Parahnya, pemerintah turut andil dalam menyukseskan pernikahan anak. Putusan Judicial Review Mahkamah Konstitusi No 30-74/PUU-XII/2014 menolak kenaikan usia pernikahan anak perempuan dari 16 menjadi 18 tahun yang tertuang dalam UU Pernikahan No. 1 Tahun 1974 pasal 7 ayat 1.
Penolakan tersebut sebagai sebuah kemunduran pendidikan di Indonesia karena pernikahan usia anak benar-benar membatasi hak anak untuk melanjutkan pendidikannya. Sayang sekali jika anak yang masih memiliki jalan panjang dalam hidup terpaksa berhenti bersekolah. Hal tersebut sama saja dengan mengurangi kesempatan untuk mencapai masa depan yang lebih baik.
Kenyataan di lapangan memperburuk hal tersebut. Menurut Susenas tahun 2012, ada 11,13 persen anak perempuan menikah di usia 10-15 tahun dan sekitar 32,10 persen menikah pada usia 16-18 tahun. Riset Kesehatan Dasar (Riskesdas) 2013 memperkuatnya dengan menyebut 26,5 persen anak perempuan menikah di bawah umur.

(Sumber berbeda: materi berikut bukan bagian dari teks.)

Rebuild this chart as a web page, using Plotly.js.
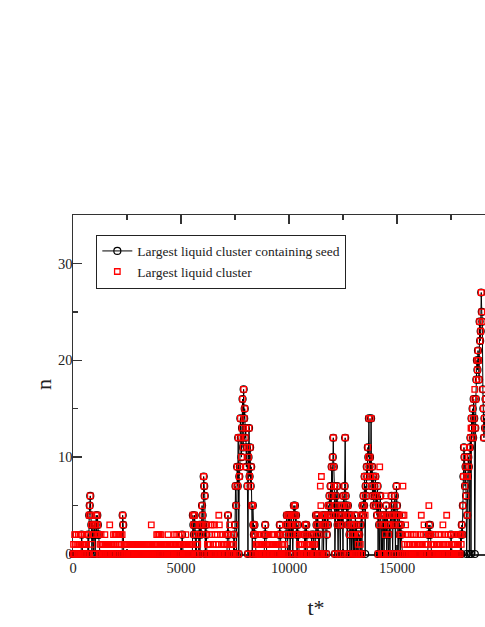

Dari segi pendidikan, pernikahan anak disebabkan oleh beberapa hal. Pertama, akses pendidikan yang buruk. Mengambil contoh kasus Dila, gadis yang menikah pada usia 14 tahun tersebut terpaksa putus sekolah untuk menikah. Akses pendidikan tersebut juga dipengaruhi oleh banyak faktor seperti rendahnya kesadaran terkait pentingnya pendidikan serta keterbatasan finansial dalam membiayai sekolah.
Kedua, rendahnya pemahaman soal pendidikan kesehatan seksual dan reproduksi. Dalam ilmu tentang seksualitas dan reproduksi, dijelaskan berbagai hal seperti pentingnya menjaga kesehatan reproduksi, konsep menstruasi, kontrasepsi, reproduksi dan sebagainya. Menilik buku 8 Child Marriage Stories, banyak responden mengaku kurang paham dengan pengetahuan seksualitas dan reproduksi. Hal tersebut diperparah dengan masih tabunya obrolan terkait seksualitas.
Dampak pernikahan anak dalam segi pendidikan sudah jelas; membatasi akses pendidikan pada anak. Argumen bahwa masih ada pendidikan alternatif tidak serta merta menyelesaikan masalah.
Bagi saya, pleidoi tersebut kurang kuat. Ketika anak sudah ‘diterjunkan’ ke dunia kerumahtanggaan secara prematur, anak mau tidak mau harus bisa berlaku sebagai orang yang ada di rumah tangga; laki-laki sebagai suami sekaligus ayah dan perempuan sebagai istri sekaligus ibu. Pendidikan, seperti yang dikatakan oleh Dila di awal artikel ini, menjadi pilihan nomor sekian, bahkan paling akhir.
Selain itu, pernikahan anak ditengarai sebagai salah satu alasan utama anak perempuan keluar dari sekolah (penelitian Early Marriage and Education Transitions of Female Youth; The Case of Indonesia). Padahal sekolah harusnya menjadi prioritas utama selain menikah di usia dini. Beban domestik sebagai pelaku rumah tangga akan lebih menyita waktu dan perhatian daripada sekadar memikirkan sekolah.
Selain dapat merenggut hak anak untuk bersekolah, pernikahan anak di bawah usia 18 tahun juga dapat membawa anak ke ‘dunia dewasa’ secara prematur. Setelah hak anak di sekolah diputus begitu saja, bekal untuk berumah tangga juga belum dimiliki. Tak ayal banyak terjadi kekerasan dalam rumah tangga bahkan berujung perceraian.
Pernikahan anak membuat anak kehilangan kesempatan untuk belajar (sekaligus bermain) di sekolah bersama teman sebaya. Anak juga kehilangan masa-masa dimana mereka seharusnya bisa mendapat lebih banyak pengalaman dalam hidup. Ada pepatah mengatakan bahwa anak adalah harapan terbesar orang tua. Praktik pernikahan anak adalah salah satu proses meniup api harapan tersebut.